Insight: In Greek crisis, HIV gains ground

‘Contagion’ is the label financial markets use for the economic spread of the Greek crisis. For hundreds of people in an increasingly chaotic society, the word has a deadlier meaning.

Take the mother of four introduced to Reuters by her social worker at the bright offices of an Athens non-governmental organization called Kentro Zois, or The Center for Life. A Ukrainian, she said she immigrated to Greece 12 years ago and married a Greek man.

Bleached blonde hair tightly pulled back in a bun, the 34-year old spoke on condition of anonymity. When her two-year-old daughter was wheezy last October, she brought the child to a state-run hospital. The doctors could not explain the baby’s persistent fever. One suggested an HIV test. The diagnosis for both mother and child was positive. “I was devastated,” she said.

She isn’t the only one to be shocked. In 2009, the year the baby was born, Greece had detected not a single case of a mother transmitting the AIDS virus to her child, according to the Hellenic Center for Diseases Control and Prevention, a public health agency funded by the Health Ministry. The mother’s infection was apparently missed by a nationwide screening program for pregnant women.

“How was it possible for an HIV-positive child to be born in Greece? That is my question,” asked the woman’s social worker, Anna Kavouri, head of social services at The Center for Life, which helps people living with HIV/AIDS. Kavouri is working with the woman to try to find out what happened and what options she may have for legal redress.

The health ministry did not respond to phone calls seeking comment, and Reuters was unable to verify all the elements of the woman’s story. But others in the Greek capital say the country’s social safety net is fraying, nowhere more so than in the health system. Spending by Greeks on health is falling 36 percent this year, according to the National School of Public Health. Including both the government and private individuals, the country spent around 25 billion euros, or roughly 10 percent of GDP, on both public and private health in 2010; in 2011 that will be 16 billion. Just 10 billion or so is government spending on the public health sector.

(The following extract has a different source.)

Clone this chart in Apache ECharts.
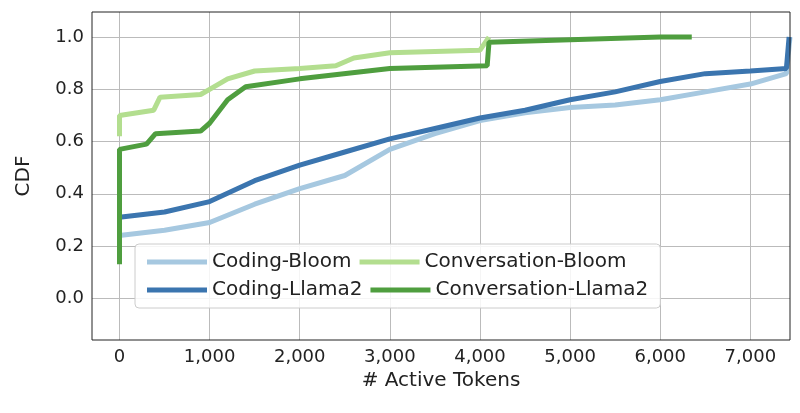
<!DOCTYPE html>
<html>
<head>
<meta charset="UTF-8">
<script src="https://cdn.jsdelivr.net/npm/echarts@6/dist/echarts.min.js"></script>
</head>
<body style="margin:0">
<div id="main" style="width:800px;height:413px;"></div>
<script>
// [tokens, cdf]
var codingBloom = [[0,0.15],[0,0.24],[500,0.26],[1000,0.29],[1500,0.36],[2000,0.42],[2500,0.47],[3000,0.57],[3500,0.63],[4000,0.68],[4500,0.71],[5000,0.73],[5500,0.74],[6000,0.76],[6500,0.79],[7000,0.82],[7400,0.86],[7440,1.0]];
var codingLlama = [[0,0.31],[500,0.33],[1000,0.37],[1500,0.45],[2000,0.51],[2500,0.56],[3000,0.61],[3500,0.65],[4000,0.69],[4500,0.72],[5000,0.76],[5500,0.79],[6000,0.83],[6500,0.86],[7000,0.87],[7400,0.88],[7430,1.0]];
var convBloom = [[0,0.62],[0,0.70],[380,0.72],[450,0.77],[900,0.78],[1000,0.80],[1200,0.84],[1500,0.87],[2000,0.88],[2400,0.89],[2600,0.92],[3000,0.94],[4000,0.95],[4100,1.0]];
var convLlama = [[0,0.13],[0,0.57],[300,0.59],[400,0.63],[900,0.64],[1000,0.67],[1200,0.76],[1400,0.81],[2000,0.84],[3000,0.88],[4080,0.89],[4100,0.98],[5000,0.99],[6000,1.0],[6350,1.0]];
var xTicks = [0, 1000, 2000, 3000, 4000, 5000, 6000, 7000];
var yTicks = [0, 0.2, 0.4, 0.6, 0.8, 1.0];

var chart = echarts.init(document.getElementById('main'));
function s(name, data, color) {
    return {name: name, type: 'line', data: data, showSymbol: false, symbol: 'none', z: 3,
        lineStyle: {width: 5, color: color}, itemStyle: {color: color}};
}
var grid = [].concat(
    yTicks.map(function (v) { return {yAxis: v}; }),
    xTicks.map(function (v) { return {xAxis: v}; })
);
chart.setOption({
    animation: false,
    grid: {left: 92, right: 10, top: 12, bottom: 73},
    legend: {
        data: ['Coding-Bloom', 'Conversation-Bloom', 'Coding-Llama2', 'Conversation-Llama2'],
        left: 135, top: 244, width: 640, itemGap: 8,
        itemWidth: 60, itemHeight: 5, icon: 'rect',
        backgroundColor: 'rgba(255,255,255,0.85)', borderColor: '#ccc', borderWidth: 1, borderRadius: 4,
        padding: [8, 12, 8, 12],
        textStyle: {fontSize: 20, color: '#222', width: 232, fontFamily: 'DejaVu Sans'}
    },
    xAxis: {
        type: 'value', min: -305, max: 7440,
        name: '# Active Tokens', nameLocation: 'middle', nameGap: 30,
        nameTextStyle: {fontSize: 20, color: '#222', fontFamily: 'DejaVu Sans'},
        axisLabel: {fontSize: 18, color: '#222', fontFamily: 'DejaVu Sans', customValues: xTicks},
        axisLine: {show: false}, axisTick: {customValues: xTicks, lineStyle: {color: '#222'}},
        splitLine: {show: false}
    },
    yAxis: {
        type: 'value', min: -0.16, max: 1.096,
        name: 'CDF', nameLocation: 'middle', nameGap: 58,
        nameTextStyle: {fontSize: 20, color: '#222', fontFamily: 'DejaVu Sans'},
        axisLabel: {fontSize: 18, color: '#222', fontFamily: 'DejaVu Sans', customValues: yTicks,
            formatter: function (v) { return v.toFixed(1); }},
        axisTick: {customValues: yTicks, lineStyle: {color: '#222'}},
        axisLine: {show: false},
        splitLine: {show: false}
    },
    graphic: [{type: 'rect', shape: {x: 92, y: 12, width: 698, height: 328}, style: {fill: 'none', stroke: '#222', lineWidth: 1}, silent: true, z: 100}],
    series: [
        {type: 'line', data: [], z: 1, markLine: {symbol: 'none', silent: true, label: {show: false}, z: 1,
            lineStyle: {color: '#bbb', type: 'solid', width: 1}, data: grid}},
        s('Coding-Bloom', codingBloom, '#a6c8e0'),
        s('Coding-Llama2', codingLlama, '#3b75af'),
        s('Conversation-Bloom', convBloom, '#b3de8f'),
        s('Conversation-Llama2', convLlama, '#4f9e3f')
    ]
});
</script>
</body>
</html>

The effect of that is most visible on the edges of society. Heroin use and prostitution are up. Drug addicts and illegal immigrants with HIV say clean needles, heroin substitutes and antiretroviral treatments are harder to come by. The pace of HIV infection is surging.

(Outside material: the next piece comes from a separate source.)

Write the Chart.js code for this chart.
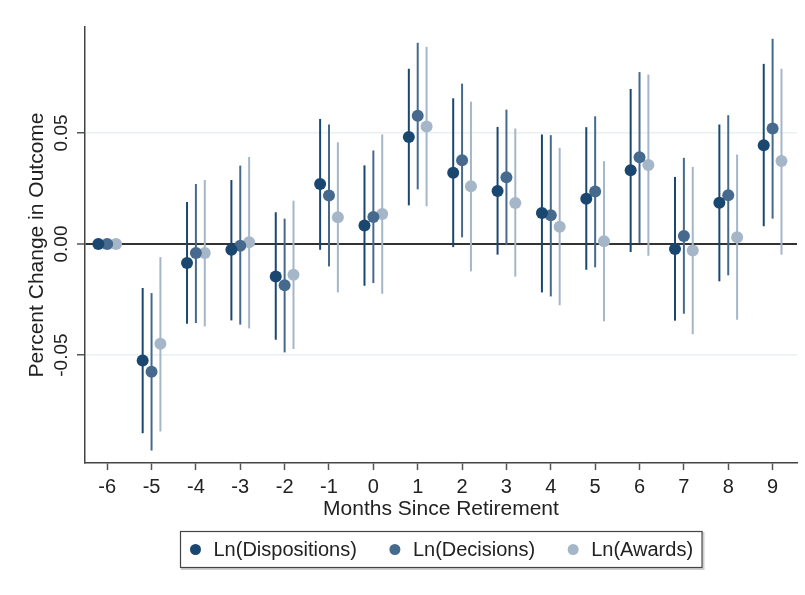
<!DOCTYPE html>
<html>
<head>
<meta charset="utf-8">
<script src="https://cdn.jsdelivr.net/npm/chart.js@4.4.1/dist/chart.umd.min.js"></script>
<style>
  html, body { margin: 0; padding: 0; background: #fff; }
  canvas { display: block; }
</style>
</head>
<body>
<canvas id="chart" width="805" height="595"></canvas>
<script>
// months relative to retirement (x axis)
const months = [-6, -5, -4, -3, -2, -1, 0, 1, 2, 3, 4, 5, 6, 7, 8, 9];
const yTicks = [-0.05, 0, 0.05];

// point estimates and 95% CI bounds
const dispEst = [0, -0.0524, -0.0086, -0.0026, -0.0146, 0.0270, 0.0083, 0.0482, 0.0321, 0.0239, 0.0140, 0.0204, 0.0332, -0.0023, 0.0186, 0.0445];
const dispLo  = [null, -0.0852, -0.0359, -0.0344, -0.0431, -0.0026, -0.0188, 0.0174, -0.0014, -0.0048, -0.0218, -0.0116, -0.0036, -0.0345, -0.0168, 0.0080];
const dispHi  = [null, -0.0198, 0.0189, 0.0288, 0.0143, 0.0563, 0.0354, 0.0789, 0.0656, 0.0527, 0.0493, 0.0526, 0.0698, 0.0302, 0.0538, 0.0811];

const decEst = [0, -0.0575, -0.0041, -0.0008, -0.0186, 0.0218, 0.0122, 0.0577, 0.0377, 0.0300, 0.0129, 0.0236, 0.0391, 0.0036, 0.0219, 0.0520];
const decLo  = [null, -0.0930, -0.0356, -0.0363, -0.0488, -0.0101, -0.0176, 0.0246, 0.0030, -0.0005, -0.0236, -0.0105, 0.0005, -0.0314, -0.0141, 0.0114];
const decHi  = [null, -0.0221, 0.0270, 0.0353, 0.0114, 0.0538, 0.0421, 0.0906, 0.0722, 0.0605, 0.0490, 0.0575, 0.0774, 0.0388, 0.0580, 0.0924];

const awdEst = [0, -0.0449, -0.0041, 0.0008, -0.0138, 0.0120, 0.0135, 0.0529, 0.0260, 0.0185, 0.0078, 0.0012, 0.0356, -0.0029, 0.0030, 0.0374];
const awdLo  = [null, -0.0844, -0.0371, -0.0380, -0.0473, -0.0218, -0.0224, 0.0170, -0.0123, -0.0147, -0.0276, -0.0348, -0.0053, -0.0406, -0.0341, -0.0048];
const awdHi  = [null, -0.0059, 0.0288, 0.0392, 0.0195, 0.0458, 0.0493, 0.0888, 0.0641, 0.0520, 0.0433, 0.0373, 0.0763, 0.0347, 0.0403, 0.0789];

const FONT = "'Liberation Sans', Arial, sans-serif";

function series(label, est, lo, hi, dodge, color) {
    return {
        label: label,
        data: months.map((m, i) => ({x: m + dodge, y: est[i], lo: lo[i], hi: hi[i]})),
        backgroundColor: color,
        borderColor: color,
        pointRadius: 6,
        pointHoverRadius: 6,
        borderWidth: 0,
        showLine: false
    };
}

// vertical CI bars, drawn below the dots
const ciBars = {
    id: "ciBars",
    beforeDatasetsDraw(chart) {
        let ctx = chart.ctx;
        let xs = chart.scales.x, ys = chart.scales.y;
        ctx.save();
        chart.data.datasets.forEach(ds => {
            ctx.strokeStyle = ds.borderColor;
            ctx.lineWidth = 2;
            ds.data.forEach(p => {
                if (p.lo == null) return;
                let px = xs.getPixelForValue(p.x);
                ctx.beginPath();
                ctx.moveTo(px, ys.getPixelForValue(p.lo));
                ctx.lineTo(px, ys.getPixelForValue(p.hi));
                ctx.stroke();
            });
        });
        ctx.restore();
    }
};

// rotated y tick labels + boxed legend (Stata style)
const extras = {
    id: "extras",
    afterDraw(chart) {
        let ctx = chart.ctx;
        let ys = chart.scales.y;
        ctx.save();
        ctx.fillStyle = "#222";
        ctx.font = "19px " + FONT;
        ctx.textAlign = "center";
        ctx.textBaseline = "middle";
        yTicks.forEach(v => {
            ctx.save();
            ctx.translate(62, ys.getPixelForValue(v));
            ctx.rotate(-Math.PI / 2);
            ctx.fillText(v.toFixed(2), 0, 0);
            ctx.restore();
        });

        // legend
        let area = chart.chartArea;
        ctx.font = "20px " + FONT;
        let items = chart.data.datasets.map(ds => ({label: ds.label, color: ds.backgroundColor, w: ctx.measureText(ds.label).width}));
        let gap = 38, txtOff = 18;
        let contentW = items.reduce((s, it) => s + txtOff + it.w, 0) + gap * (items.length - 1);
        let boxW = contentW + 15 + 9;
        let boxL = Math.round((area.left + area.right) / 2 - boxW / 2) + 0.5;
        let boxT = chart.height - 64 + 0.5, boxH = 36;
        ctx.strokeStyle = "#cfcfcf";
        ctx.lineWidth = 2;
        ctx.strokeRect(boxL + 1.5, boxT + 1.5, boxW, boxH);
        ctx.fillStyle = "#fff";
        ctx.fillRect(boxL, boxT, boxW, boxH);
        ctx.strokeStyle = "#444";
        ctx.lineWidth = 1.2;
        ctx.strokeRect(boxL, boxT, boxW, boxH);
        let cx = boxL + 15, cy = boxT + boxH / 2;
        ctx.textAlign = "left";
        items.forEach(it => {
            ctx.fillStyle = it.color;
            ctx.beginPath();
            ctx.arc(cx, cy, 5.5, 0, Math.PI * 2);
            ctx.fill();
            ctx.fillStyle = "#222";
            ctx.fillText(it.label, cx + txtOff, cy + 1);
            cx += txtOff + it.w + gap;
        });
        ctx.restore();
    }
};

let chart = new Chart(document.getElementById("chart"), {
    type: "scatter",
    data: {
        datasets: [
            series("Ln(Dispositions)", dispEst, dispLo, dispHi, -0.2, "#1a476f"),
            series("Ln(Decisions)", decEst, decLo, decHi, 0, "#466a8d"),
            series("Ln(Awards)", awdEst, awdLo, awdHi, 0.2, "#a5b6c8")
        ]
    },
    options: {
        responsive: false,
        animation: false,
        layout: {padding: {top: 27, right: 8, left: 0, bottom: 66}},
        plugins: {
            legend: {display: false},
            tooltip: {enabled: false}
        },
        scales: {
            x: {
                type: "linear",
                min: -6.5,
                max: 9.55,
                afterBuildTicks: s => { s.ticks = months.map(v => ({value: v})); },
                afterFit: s => { s.height = 66; },
                grid: {drawOnChartArea: false, drawTicks: true, tickLength: 7, color: "#555", tickWidth: 1.5},
                border: {color: "#444", width: 1.5},
                ticks: {color: "#222", font: {family: FONT, size: 20}, padding: 5, maxRotation: 0},
                title: {display: true, text: "Months Since Retirement", color: "#222", font: {family: FONT, size: 21}, padding: {top: 0, bottom: 7}}
            },
            y: {
                min: -0.0986,
                max: 0.0977,
                afterBuildTicks: s => { s.ticks = yTicks.map(v => ({value: v})); },
                afterFit: s => { s.width = 85; },
                grid: {
                    color: c => c.tick.value === 0 ? "#333" : "#e8f0f2",
                    lineWidth: c => c.tick.value === 0 ? 2 : 1.5,
                    tickColor: "#555",
                    tickLength: 8,
                    tickWidth: 1.5
                },
                border: {color: "#444", width: 1.5},
                ticks: {display: false},
                title: {display: true, text: "Percent Change in Outcome", color: "#222", font: {family: FONT, size: 21}, padding: {top: 25, bottom: 0}}
            }
        }
    },
    plugins: [ciBars, extras]
});
</script>
</body>
</html>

The latest available United Nations figures, from 2009, show that 11,000 people, or 0.1 percent of the Greek population, had HIV/AIDS, a third the rate in the United States. But that may be changing. In the first five months of 2010, Greece had 255 new HIV cases. Over the same period this year, there were 384 new cases - an increase of more than 50 percent. The Hellenic Center predicts the rate of increase will rise to 60 percent by the end of 2011. By comparison in the United States, cases are increasing by around 7 percent annually.

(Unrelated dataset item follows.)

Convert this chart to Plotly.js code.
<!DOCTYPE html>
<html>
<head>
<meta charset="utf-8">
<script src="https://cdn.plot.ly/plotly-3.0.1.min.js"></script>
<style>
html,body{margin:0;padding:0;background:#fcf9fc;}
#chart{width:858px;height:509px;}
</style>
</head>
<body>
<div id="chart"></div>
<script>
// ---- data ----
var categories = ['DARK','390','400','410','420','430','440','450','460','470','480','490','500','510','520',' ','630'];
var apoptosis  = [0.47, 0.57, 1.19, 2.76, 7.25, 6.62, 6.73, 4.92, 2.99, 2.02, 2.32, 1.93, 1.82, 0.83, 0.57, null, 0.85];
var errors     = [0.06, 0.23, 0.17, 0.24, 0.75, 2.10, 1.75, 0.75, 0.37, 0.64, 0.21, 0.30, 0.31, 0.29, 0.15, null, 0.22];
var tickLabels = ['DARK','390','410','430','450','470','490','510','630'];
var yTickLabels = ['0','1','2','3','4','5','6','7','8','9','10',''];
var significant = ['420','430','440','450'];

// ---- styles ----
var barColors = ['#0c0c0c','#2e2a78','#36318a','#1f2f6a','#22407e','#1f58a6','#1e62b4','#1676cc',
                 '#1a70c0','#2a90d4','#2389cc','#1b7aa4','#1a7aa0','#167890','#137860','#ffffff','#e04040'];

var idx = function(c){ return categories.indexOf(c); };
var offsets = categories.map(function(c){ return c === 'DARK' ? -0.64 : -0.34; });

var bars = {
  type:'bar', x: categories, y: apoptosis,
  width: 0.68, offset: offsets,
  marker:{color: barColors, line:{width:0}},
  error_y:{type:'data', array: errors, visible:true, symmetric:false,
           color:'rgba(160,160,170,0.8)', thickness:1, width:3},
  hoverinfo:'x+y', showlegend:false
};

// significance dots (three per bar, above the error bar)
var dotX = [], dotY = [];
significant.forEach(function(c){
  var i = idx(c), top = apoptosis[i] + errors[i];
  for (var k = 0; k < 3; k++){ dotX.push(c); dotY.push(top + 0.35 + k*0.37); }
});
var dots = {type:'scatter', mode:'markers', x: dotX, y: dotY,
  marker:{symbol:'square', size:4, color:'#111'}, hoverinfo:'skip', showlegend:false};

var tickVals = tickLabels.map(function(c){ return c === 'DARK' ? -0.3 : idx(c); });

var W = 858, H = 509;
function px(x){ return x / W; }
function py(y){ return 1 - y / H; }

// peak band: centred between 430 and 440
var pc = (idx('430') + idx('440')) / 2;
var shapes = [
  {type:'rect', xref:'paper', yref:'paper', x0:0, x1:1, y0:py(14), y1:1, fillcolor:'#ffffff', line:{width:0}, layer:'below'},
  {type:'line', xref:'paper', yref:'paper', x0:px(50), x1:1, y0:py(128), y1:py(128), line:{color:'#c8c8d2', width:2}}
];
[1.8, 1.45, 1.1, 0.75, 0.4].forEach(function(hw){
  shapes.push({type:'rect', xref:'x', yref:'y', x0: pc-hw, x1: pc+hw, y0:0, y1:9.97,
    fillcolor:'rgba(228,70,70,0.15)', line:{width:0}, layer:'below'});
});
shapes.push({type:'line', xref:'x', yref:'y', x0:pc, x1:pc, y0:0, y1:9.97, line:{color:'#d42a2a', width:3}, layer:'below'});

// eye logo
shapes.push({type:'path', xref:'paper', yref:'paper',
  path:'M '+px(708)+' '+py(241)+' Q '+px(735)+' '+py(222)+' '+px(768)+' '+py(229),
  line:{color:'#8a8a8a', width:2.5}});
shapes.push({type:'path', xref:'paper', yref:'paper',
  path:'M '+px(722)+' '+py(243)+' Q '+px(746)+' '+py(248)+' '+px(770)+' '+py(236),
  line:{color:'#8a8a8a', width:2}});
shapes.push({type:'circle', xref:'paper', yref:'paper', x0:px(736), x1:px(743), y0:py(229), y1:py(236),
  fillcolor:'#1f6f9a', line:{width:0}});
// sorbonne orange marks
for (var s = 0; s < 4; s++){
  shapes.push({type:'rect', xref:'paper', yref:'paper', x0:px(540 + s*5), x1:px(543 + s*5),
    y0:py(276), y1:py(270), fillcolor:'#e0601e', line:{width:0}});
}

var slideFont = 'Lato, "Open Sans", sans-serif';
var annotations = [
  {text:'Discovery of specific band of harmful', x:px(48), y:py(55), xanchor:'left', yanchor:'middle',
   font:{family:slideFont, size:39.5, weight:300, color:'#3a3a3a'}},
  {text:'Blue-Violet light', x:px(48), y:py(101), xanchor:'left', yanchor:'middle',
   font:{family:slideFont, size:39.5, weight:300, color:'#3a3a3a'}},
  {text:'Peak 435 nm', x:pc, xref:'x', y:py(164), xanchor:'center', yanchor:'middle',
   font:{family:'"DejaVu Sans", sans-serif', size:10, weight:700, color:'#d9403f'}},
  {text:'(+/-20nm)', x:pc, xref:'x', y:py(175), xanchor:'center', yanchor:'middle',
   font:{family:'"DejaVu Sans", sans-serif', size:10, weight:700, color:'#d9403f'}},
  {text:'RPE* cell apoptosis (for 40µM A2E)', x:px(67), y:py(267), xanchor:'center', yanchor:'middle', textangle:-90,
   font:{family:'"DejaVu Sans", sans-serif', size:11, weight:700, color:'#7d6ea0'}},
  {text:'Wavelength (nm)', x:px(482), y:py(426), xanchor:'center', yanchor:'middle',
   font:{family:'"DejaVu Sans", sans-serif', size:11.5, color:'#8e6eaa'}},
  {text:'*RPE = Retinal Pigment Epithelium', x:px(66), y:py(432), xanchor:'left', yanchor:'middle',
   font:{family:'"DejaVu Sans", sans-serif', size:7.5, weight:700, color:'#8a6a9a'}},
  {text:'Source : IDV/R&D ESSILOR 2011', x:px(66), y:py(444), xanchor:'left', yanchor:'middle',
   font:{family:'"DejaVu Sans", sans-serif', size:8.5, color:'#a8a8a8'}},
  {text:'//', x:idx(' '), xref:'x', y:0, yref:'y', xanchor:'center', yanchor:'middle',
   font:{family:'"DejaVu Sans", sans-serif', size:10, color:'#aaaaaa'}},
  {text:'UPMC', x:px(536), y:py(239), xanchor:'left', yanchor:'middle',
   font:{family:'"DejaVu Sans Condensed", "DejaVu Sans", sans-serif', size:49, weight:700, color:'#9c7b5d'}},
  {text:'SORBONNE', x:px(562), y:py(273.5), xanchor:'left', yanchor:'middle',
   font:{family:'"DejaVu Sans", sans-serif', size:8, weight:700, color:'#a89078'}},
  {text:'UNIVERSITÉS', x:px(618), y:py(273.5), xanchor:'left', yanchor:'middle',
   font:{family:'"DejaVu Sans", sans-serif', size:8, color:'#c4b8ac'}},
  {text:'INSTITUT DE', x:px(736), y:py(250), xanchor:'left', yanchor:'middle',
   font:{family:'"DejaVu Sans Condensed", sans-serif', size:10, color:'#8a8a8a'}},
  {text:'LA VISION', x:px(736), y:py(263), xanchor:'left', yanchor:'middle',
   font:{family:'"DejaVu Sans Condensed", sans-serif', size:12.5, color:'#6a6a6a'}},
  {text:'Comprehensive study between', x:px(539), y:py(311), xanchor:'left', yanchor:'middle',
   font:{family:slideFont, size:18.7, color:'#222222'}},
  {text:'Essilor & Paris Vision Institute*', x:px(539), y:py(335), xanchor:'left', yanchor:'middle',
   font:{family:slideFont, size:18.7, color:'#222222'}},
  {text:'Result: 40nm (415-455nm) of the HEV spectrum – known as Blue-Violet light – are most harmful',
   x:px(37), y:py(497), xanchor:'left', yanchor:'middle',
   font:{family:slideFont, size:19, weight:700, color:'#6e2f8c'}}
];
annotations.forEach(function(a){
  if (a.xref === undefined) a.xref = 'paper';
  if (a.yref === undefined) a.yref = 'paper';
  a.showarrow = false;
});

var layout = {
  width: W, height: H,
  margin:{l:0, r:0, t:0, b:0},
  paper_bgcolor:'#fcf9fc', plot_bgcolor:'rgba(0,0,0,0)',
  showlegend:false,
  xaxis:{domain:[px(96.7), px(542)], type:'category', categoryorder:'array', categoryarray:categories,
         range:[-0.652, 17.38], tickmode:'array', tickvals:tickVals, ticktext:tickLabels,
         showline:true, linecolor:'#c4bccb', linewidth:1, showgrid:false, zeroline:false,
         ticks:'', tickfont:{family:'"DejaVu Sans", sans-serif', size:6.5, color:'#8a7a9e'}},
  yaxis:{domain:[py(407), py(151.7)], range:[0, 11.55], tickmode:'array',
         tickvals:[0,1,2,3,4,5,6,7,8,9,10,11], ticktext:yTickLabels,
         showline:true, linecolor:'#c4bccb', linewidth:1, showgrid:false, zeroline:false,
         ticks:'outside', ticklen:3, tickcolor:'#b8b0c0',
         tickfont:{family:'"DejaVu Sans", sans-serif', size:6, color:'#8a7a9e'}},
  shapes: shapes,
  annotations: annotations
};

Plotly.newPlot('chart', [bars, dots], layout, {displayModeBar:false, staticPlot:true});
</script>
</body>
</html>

The problem in Greece has been aggravated by increased drug use. Historically, only about a quarter of people newly infected with HIV in Greece were injecting drug users. But 174 drug users have tested positive to mid October this year. The Hellenic Center says that will be around 200 by the end of the year. Nikos Dedes, an adviser to the HIV Committee at the World Health Organization (WHO), says that while most HIV in Greece is still transmitted through unprotected homosexual sex, the risks through heterosexual sex are rising.

“The HIV situation in Greece is like a dry forest in summer which has just been hit with a gust of wind,” says Dedes, who is also head of Positive Voice, a Greek NGO set up to combat the spread of HIV. “It could go up in flames any minute.” Europe crisis spells more pain for drugmakers.

HOLES IN THE SYSTEM

The Ukrainian mother said she is not an injecting drug user and believes she got HIV through an operation several years ago, though this was impossible to verify.

People in any society can have HIV and not know it - the United Nations believes around 250,000 in the United States do. That’s why many countries, including Greece, routinely screen pregnant women. But the mother said she was not offered an HIV test when she was pregnant with her youngest.

“It didn’t even occur to me that I would need one,” said the mother, dressed in black sweatpants and a camel-colored leather jacket. When and how she became infected is not clear, but doctors say she probably passed the virus to her daughter through breastfeeding. Women with HIV are told not to breastfeed as it significantly increases the chance of passing on the virus.

The baby has a twin, a boy, who along with the rest of the family has tested negative for HIV. Unlike his sister, he did not take to breastfeeding.

The mother has separated from her Greek husband in the last year, and now lives with her children in a government-run shelter.